Estimates for the Weyl coefficient of a two-dimensional canonical system

For a two-dimensional canonical system $y'(t)=zJH(t)y(t)$ on some interval $(a,b)$ whose Hamiltonian $H$ is a.e. positive semi-definite and which is regular at $a$ and in the limit point case at $b$, denote by $q_H$ its Weyl coefficient. De Branges' inverse spectral theorem states that the assignment $H\mapsto q_H$ is a bijection between Hamiltonians (suitably normalised) and Nevanlinna functions. We give upper and lower bounds for $|q_H(z)|$ and $\operatorname{Im} q_H(z)$ when $z$ tends to $i\infty$ non-tangentially.
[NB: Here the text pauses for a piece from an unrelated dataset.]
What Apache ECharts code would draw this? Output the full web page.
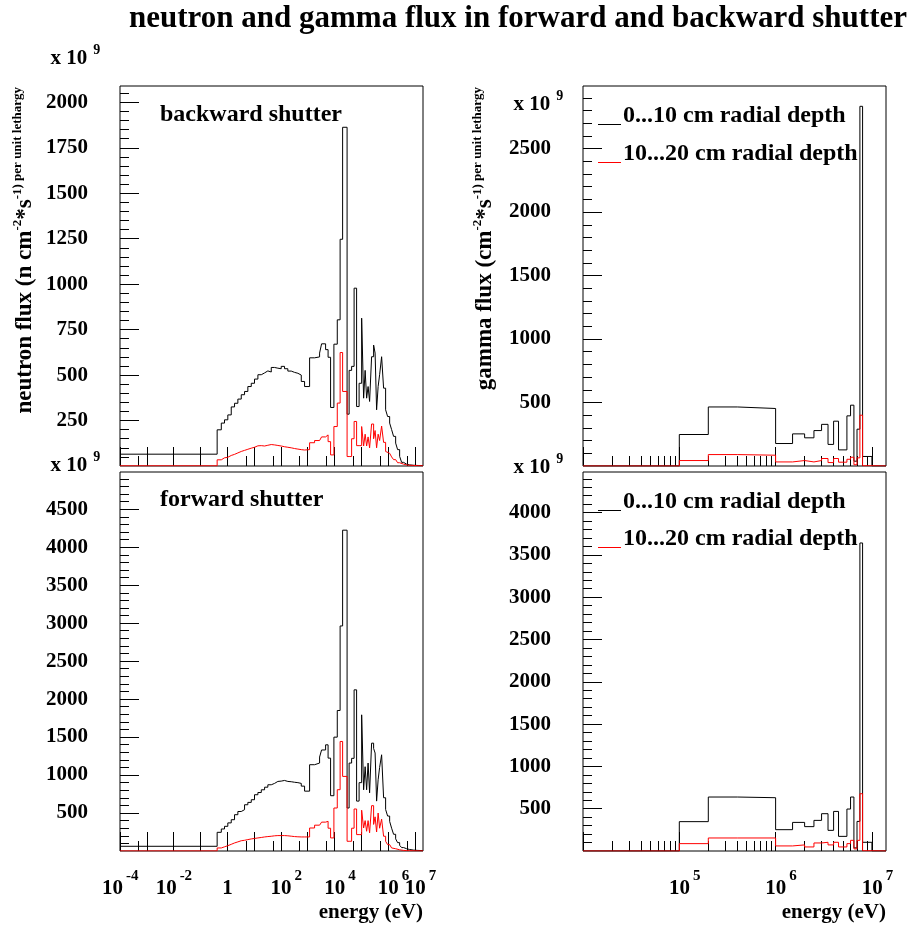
<!DOCTYPE html>
<html>
<head>
<meta charset="utf-8">
<script src="https://cdn.jsdelivr.net/npm/echarts@6/dist/echarts.min.js"></script>
<style>
  html, body { margin: 0; padding: 0; background: #fff; }
  #chart { width: 908px; height: 929px; }
</style>
</head>
<body>
<div id="chart"></div>
<script>
// ---------- neutron spectra: group boundaries (eV) and flux per unit lethargy (x 10^9) ----------
const neutronEdges = [1e-4, 0.42, 0.60, 0.79, 1.05, 1.41, 1.87, 2.49, 3.33, 4.42, 5.87, 7.86, 10.4, 13.9,
  18.6, 24.7, 32.7, 43.8, 58.2, 77.3, 103, 137, 182, 244, 324, 431, 577, 766, 1180, 1810, 2780, 3300,
  4660, 5770, 7150, 9500, 12700, 16200, 20100, 29500, 35100, 43500, 53900, 66800, 82800, 1.03e5,
  1.22e5, 1.39e5, 1.58e5, 1.79e5, 2.04e5, 2.42e5, 2.88e5, 3.27e5, 3.72e5, 4.24e5, 4.82e5, 5.72e5,
  6.79e5, 8.07e5, 9.58e5, 1.14e6, 1.35e6, 1.60e6, 1.91e6, 2.26e6, 2.69e6, 3.19e6, 3.79e6, 4.90e6,
  6.34e6, 8.94e6, 1.26e7, 2e7];

// backward shutter, 0...10 cm radial depth
const neutronBackDepth1 = [65, 199, 236, 254, 281, 325, 345, 368, 392, 410,
  437, 455, 478, 502, 512, 523, 517, 542, 538, 535,
  548, 535, 522, 515, 510, 500, 465, 437, 595, 600,
  621, 672, 640, 598, 322, 670, 804, 1247, 1863, 285,
  526, 548, 978, 327, 455, 813, 373, 526, 373, 437,
  355, 601, 665, 621, 309, 437, 502, 601, 428, 309,
  272, 236, 200, 163, 126, 90, 53, 20, 10, 6,
  4, 3, 2];
// backward shutter, 10...20 cm radial depth
const neutronBackDepth2 = [1, 34, 45, 48, 58, 64, 72, 80, 86, 92,
  98, 103, 111, 112, 110, 114, 118, 116, 113, 110,
  106, 103, 100, 96, 93, 90, 88, 90, 128, 140,
  150, 160, 171, 134, 61, 217, 346, 624, 410, 52,
  52, 150, 245, 112, 112, 217, 110, 175, 110, 160,
  100, 231, 150, 195, 100, 175, 140, 220, 130, 80,
  70, 66, 50, 35, 24, 18, 14, 10, 6, 4,
  3, 2, 1];
// forward shutter, 0...10 cm radial depth
const neutronFwdDepth1 = [62, 246, 290, 325, 370, 412, 478, 520, 544, 609,
  640, 675, 741, 770, 806, 840, 872, 890, 916, 920,
  929, 916, 912, 905, 900, 890, 854, 788, 1136, 1158,
  1237, 1330, 1398, 1223, 728, 1499, 1850, 2963, 4224, 566,
  1158, 1220, 2122, 657, 900, 1793, 806, 1110, 806, 1158,
  766, 1420, 1350, 1290, 657, 938, 1100, 1267, 701, 547,
  460, 390, 300, 220, 160, 110, 75, 45, 30, 20,
  12, 8, 5];
// forward shutter, 10...20 cm radial depth
const neutronFwdDepth2 = [1, 40, 55, 70, 88, 106, 120, 135, 141, 150,
  159, 165, 172, 178, 185, 190, 194, 200, 203, 203,
  203, 200, 195, 190, 187, 185, 185, 185, 303, 340,
  360, 380, 391, 300, 172, 566, 807, 1442, 982, 128,
  128, 300, 553, 216, 216, 537, 303, 400, 260, 400,
  240, 597, 350, 450, 250, 500, 300, 420, 194, 128,
  84, 60, 40, 30, 22, 16, 12, 8, 5, 4,
  3, 2, 1];

// ---------- gamma spectra: group boundaries (eV) and flux per unit lethargy (x 10^9) ----------
const gammaEdges = [1e4, 1e5, 2e5, 4e5, 1e6, 1.5e6, 2e6, 2.5e6, 3e6, 3.5e6, 4e6, 4.5e6,
  5.5e6, 6e6, 6.5e6, 7e6, 7.5e6, 8e6, 1e7, 1.4e7];
const gammaBackDepth1 = [0, 248, 465, 453, 177, 253, 222, 279, 328, 170, 353, 127, 395, 479, 38, 290, 2833, 75, 0];
const gammaBackDepth2 = [0, 43, 90, 85, 32, 43, 32, 43, 59, 27, 59, 30, 53, 69, 10, 64, 400, 2, 0];
const gammaFwdDepth1 = [0, 347, 638, 630, 252, 338, 288, 362, 441, 244, 468, 173, 496, 638, 37, 350, 3641, 103, 0];
const gammaFwdDepth2 = [0, 87, 154, 154, 60, 72, 48, 95, 103, 72, 103, 48, 87, 126, 25, 126, 677, 3, 0];

// ---------- axis ticks ----------
const neutronMajorTicks = [1e-4, 1e-3, 1e-2, 1e-1, 1, 10, 100, 1e3, 1e4, 1e5, 1e6, 1e7];
const neutronMinorTicks = [5e-4, 5, 50, 500, 5e3, 5e4, 5e5, 5e6];
const neutronTickLabels = [1e-4, 1e-2, 1, 100, 1e4, 1e6];
const neutronEndLabels = [1e7];     // sits right next to 10^6, so it lives on its own axis
const gammaMajorTicks = [1e4, 1e5, 1e6, 1e7];
const gammaMinorTicks = [2e4, 3e4, 4e4, 5e4, 6e4, 7e4, 8e4, 9e4,
  2e5, 3e5, 4e5, 5e5, 6e5, 7e5, 8e5, 9e5,
  2e6, 3e6, 4e6, 5e6, 6e6, 7e6, 8e6, 9e6];
const gammaTickLabels = [1e5, 1e6, 1e7];

const fluxBackNeutronLabels = [250, 500, 750, 1000, 1250, 1500, 1750, 2000];
const fluxFwdNeutronLabels = [500, 1000, 1500, 2000, 2500, 3000, 3500, 4000, 4500];
const fluxBackGammaLabels = [500, 1000, 1500, 2000, 2500];
const fluxFwdGammaLabels = [500, 1000, 1500, 2000, 2500, 3000, 3500, 4000];

const depthNames = ['0...10 cm radial depth', '10...20 cm radial depth'];
const depthColors = ['#000000', '#ff0000'];

// ---------- helpers ----------
const FONT = '"Liberation Serif", "Times New Roman", serif';

function histPoints(edges, values) {
  const pts = values.map((v, i) => [edges[i], v]);
  pts.push([edges[edges.length - 1], values[values.length - 1]]);
  return pts;
}

function stepsBetween(lo, hi, step) {
  const out = [];
  for (let v = lo; v <= hi + 1e-9; v += step) out.push(v);
  return out;
}

// "10" with a raised exponent; positive exponents keep "10" centred on the tick
function powLabel(value) {
  const e = Math.round(Math.log10(value));
  if (e === 0) return '{h| }{b|1}';
  if (e > 0) return '{lead| }{b|10}{gap| }{s|' + e + '}';
  return '{h| }{b|10}{gap| }{s|' + e + '}';
}

const baseTok = { fontFamily: FONT, fontWeight: 'bold', fontSize: 21, lineHeight: 21, verticalAlign: 'bottom', color: '#000' };
const supTok = { fontFamily: FONT, fontWeight: 'bold', fontSize: 15, lineHeight: 15, verticalAlign: 'top', color: '#000' };
const powRich = {
  h: { fontSize: 1, lineHeight: 30, width: 0.5 },
  lead: { fontSize: 1, lineHeight: 30, width: 11 },
  gap: { fontSize: 1, lineHeight: 1, width: 3 },
  b: baseTok,
  s: supTok
};

function powAxisLabel(values) {
  return values ? {
    show: true, customValues: values, margin: 18, hideOverlap: false,
    formatter: powLabel, rich: powRich,
    fontFamily: FONT, fontWeight: 'bold', fontSize: 21, color: '#000'
  } : { show: false };
}

const panels = [
  { grid: { left: 120, top: 86, width: 303, height: 380 }, xMin: 1e-4, xMax: 2e7, yMax: 2090,
    major: neutronMajorTicks, minor: neutronMinorTicks, xLabels: null, xLabelsAlt: null,
    yLabels: fluxBackNeutronLabels, yMinorStep: 50,
    edges: neutronEdges, series: [neutronBackDepth1, neutronBackDepth2] },
  { grid: { left: 120, top: 472, width: 303, height: 379 }, xMin: 1e-4, xMax: 2e7, yMax: 4990,
    major: neutronMajorTicks, minor: neutronMinorTicks, xLabels: neutronTickLabels, xLabelsAlt: neutronEndLabels,
    yLabels: fluxFwdNeutronLabels, yMinorStep: 100,
    edges: neutronEdges, series: [neutronFwdDepth1, neutronFwdDepth2] },
  { grid: { left: 583, top: 86, width: 303, height: 380 }, xMin: 1e4, xMax: 1.4e7, yMax: 2993,
    major: gammaMajorTicks, minor: gammaMinorTicks, xLabels: null, xLabelsAlt: null,
    yLabels: fluxBackGammaLabels, yMinorStep: 100,
    edges: gammaEdges, series: [gammaBackDepth1, gammaBackDepth2] },
  { grid: { left: 583, top: 472, width: 303, height: 379 }, xMin: 1e4, xMax: 1.4e7, yMax: 4480,
    major: gammaMajorTicks, minor: gammaMinorTicks, xLabels: gammaTickLabels, xLabelsAlt: null,
    yLabels: fluxFwdGammaLabels, yMinorStep: 100,
    edges: gammaEdges, series: [gammaFwdDepth1, gammaFwdDepth2] }
];

const grids = [], xAxes = [], yAxes = [], series = [];
panels.forEach((p, g) => {
  grids.push(Object.assign({ show: true, borderColor: '#000', borderWidth: 1, backgroundColor: 'transparent' }, p.grid));
  const tickStyle = { color: '#000', width: 1 };
  // main x axis: decade ticks + labels
  xAxes.push({
    type: 'log', logBase: 10, gridIndex: g, min: p.xMin, max: p.xMax, position: 'bottom',
    axisLine: { show: false }, splitLine: { show: false }, minorTick: { show: false },
    axisTick: { show: true, inside: true, length: 19, lineStyle: tickStyle, customValues: p.major },
    axisLabel: powAxisLabel(p.xLabels)
  });
  // secondary x axis: short intermediate ticks (and the crowded end label)
  xAxes.push({
    type: 'log', logBase: 10, gridIndex: g, min: p.xMin, max: p.xMax, position: 'bottom',
    axisLine: { show: false }, splitLine: { show: false },
    axisTick: { show: true, inside: true, length: 10, lineStyle: tickStyle, customValues: p.minor },
    axisLabel: powAxisLabel(p.xLabelsAlt)
  });
  // main y axis: labelled ticks
  yAxes.push({
    type: 'value', gridIndex: g, min: 0, max: p.yMax, position: 'left',
    axisLine: { show: false, onZero: false }, splitLine: { show: false },
    axisTick: { show: true, inside: true, length: 19, lineStyle: tickStyle, customValues: p.yLabels },
    axisLabel: { show: true, customValues: p.yLabels, margin: 32, hideOverlap: false,
      formatter: v => String(v),
      fontFamily: FONT, fontWeight: 'bold', fontSize: 21, color: '#000' }
  });
  // secondary y axis: minor ticks
  yAxes.push({
    type: 'value', gridIndex: g, min: 0, max: p.yMax, position: 'left',
    axisLine: { show: false, onZero: false }, splitLine: { show: false }, axisLabel: { show: false },
    axisTick: { show: true, inside: true, length: 9, lineStyle: tickStyle,
      customValues: stepsBetween(p.yMinorStep, p.yMax - 1, p.yMinorStep) }
  });
  p.series.forEach((vals, k) => {
    series.push({
      type: 'line', name: depthNames[k], xAxisIndex: 2 * g, yAxisIndex: 2 * g, step: 'end',
      symbol: 'none', showSymbol: false, silent: true, animation: false,
      data: histPoints(p.edges, vals),
      lineStyle: { color: depthColors[k], width: 1 }, itemStyle: { color: depthColors[k] },
      z: 2 + k
    });
  });
});

// ---------- text and legend decorations ----------
function txt(text, x, y, size, align, vAlign) {
  return {
    type: 'text', x: x, y: y, silent: true,
    style: {
      text: text, fill: '#000', font: 'bold ' + size + 'px ' + FONT,
      textAlign: align, textVerticalAlign: vAlign, align: align, verticalAlign: vAlign
    }
  };
}

function multiplier(x, top) {
  return {
    type: 'text', x: x, y: top, silent: true,
    style: {
      text: '{h| }{m|x 10}{gap| }{s|9}', fill: '#000',
      textAlign: 'left', textVerticalAlign: 'top', align: 'left', verticalAlign: 'top',
      rich: {
        h: { fontSize: 1, lineHeight: 26, width: 0.5 },
        gap: { fontSize: 1, lineHeight: 1, width: 6 },
        m: { fontFamily: FONT, fontWeight: 'bold', fontSize: 21, lineHeight: 21, verticalAlign: 'bottom', fill: '#000' },
        s: { fontFamily: FONT, fontWeight: 'bold', fontSize: 14, lineHeight: 14, verticalAlign: 'top', fill: '#000' }
      }
    }
  };
}

function yTitle(mainText, x, yEnd) {
  return {
    type: 'text', x: x, y: yEnd, rotation: Math.PI / 2, silent: true,
    style: {
      text: '{h| }{m|' + mainText + '}{s|-2}{m|*s}{s|-1) per unit lethargy}',
      fill: '#000', textAlign: 'right', textVerticalAlign: 'bottom', align: 'right', verticalAlign: 'bottom',
      rich: {
        h: { fontSize: 1, lineHeight: 26, width: 0.5 },
        m: { fontFamily: FONT, fontWeight: 'bold', fontSize: 23, lineHeight: 23, verticalAlign: 'bottom', fill: '#000' },
        s: { fontFamily: FONT, fontWeight: 'bold', fontSize: 13, lineHeight: 13, verticalAlign: 'top', fill: '#000' }
      }
    }
  };
}

// legend row: a short coloured stroke followed by its label
function legendEntry(yLine, k) {
  return [
    { type: 'rect', silent: true, z: 10, shape: { x: 598, y: yLine, width: 23, height: 1 }, style: { fill: depthColors[k] } },
    txt(depthNames[k], 623, yLine - 8.6, 24, 'left', 'middle')
  ];
}

const graphics = [
  txt('neutron and gamma flux in forward and backward shutter', 518, 19, 31, 'center', 'middle'),
  txt('backward shutter', 160, 115.2, 24, 'left', 'middle'),
  txt('forward shutter', 160, 500.2, 24, 'left', 'middle'),
  multiplier(50, 43.4),
  multiplier(50, 450.4),
  multiplier(513, 89.1),
  multiplier(513, 452.4),
  yTitle('neutron flux (n cm', 36.7, 87),
  yTitle('gamma flux (cm', 496.7, 87),
  txt('energy (eV)', 423, 913, 21, 'right', 'middle'),
  txt('energy (eV)', 886, 913, 21, 'right', 'middle')
].concat(legendEntry(124, 0), legendEntry(162, 1), legendEntry(510, 0), legendEntry(547, 1));

const chart = echarts.init(document.getElementById('chart'), null, { renderer: 'canvas' });
chart.setOption({
  animation: false,
  backgroundColor: '#ffffff',
  grid: grids,
  xAxis: xAxes,
  yAxis: yAxes,
  series: series,
  graphic: graphics
});
</script>
</body>
</html>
These bounds depend on the Hamiltonian $H$ near the left endpoint $a$ and determine $|q_H(z)|$ up to universal multiplicative constants. We obtain that the growth of $|q_H(z)|$ is independent of the off-diagonal entries of $H$ and depends monotonically on the diagonal entries in a natural way. The imaginary part is, in general, not fully determined by our bounds (in forthcoming work we shall prove that for "most" Hamiltonians also $\operatorname{Im} q_H(z)$ is fully determined). We translate the asymptotic behaviour of $q_H$ to the behaviour of the spectral measure $\mu_H$ of $H$ by means of Abelian--Tauberian results and obtain conditions for membership of growth classes defined by weighted integrability condition (Kac classes) or by boundedness of tails at $\pm\infty$ w.r.t. a weight function. Moreover, we apply our results to Krein strings and Sturm--Liouville equations.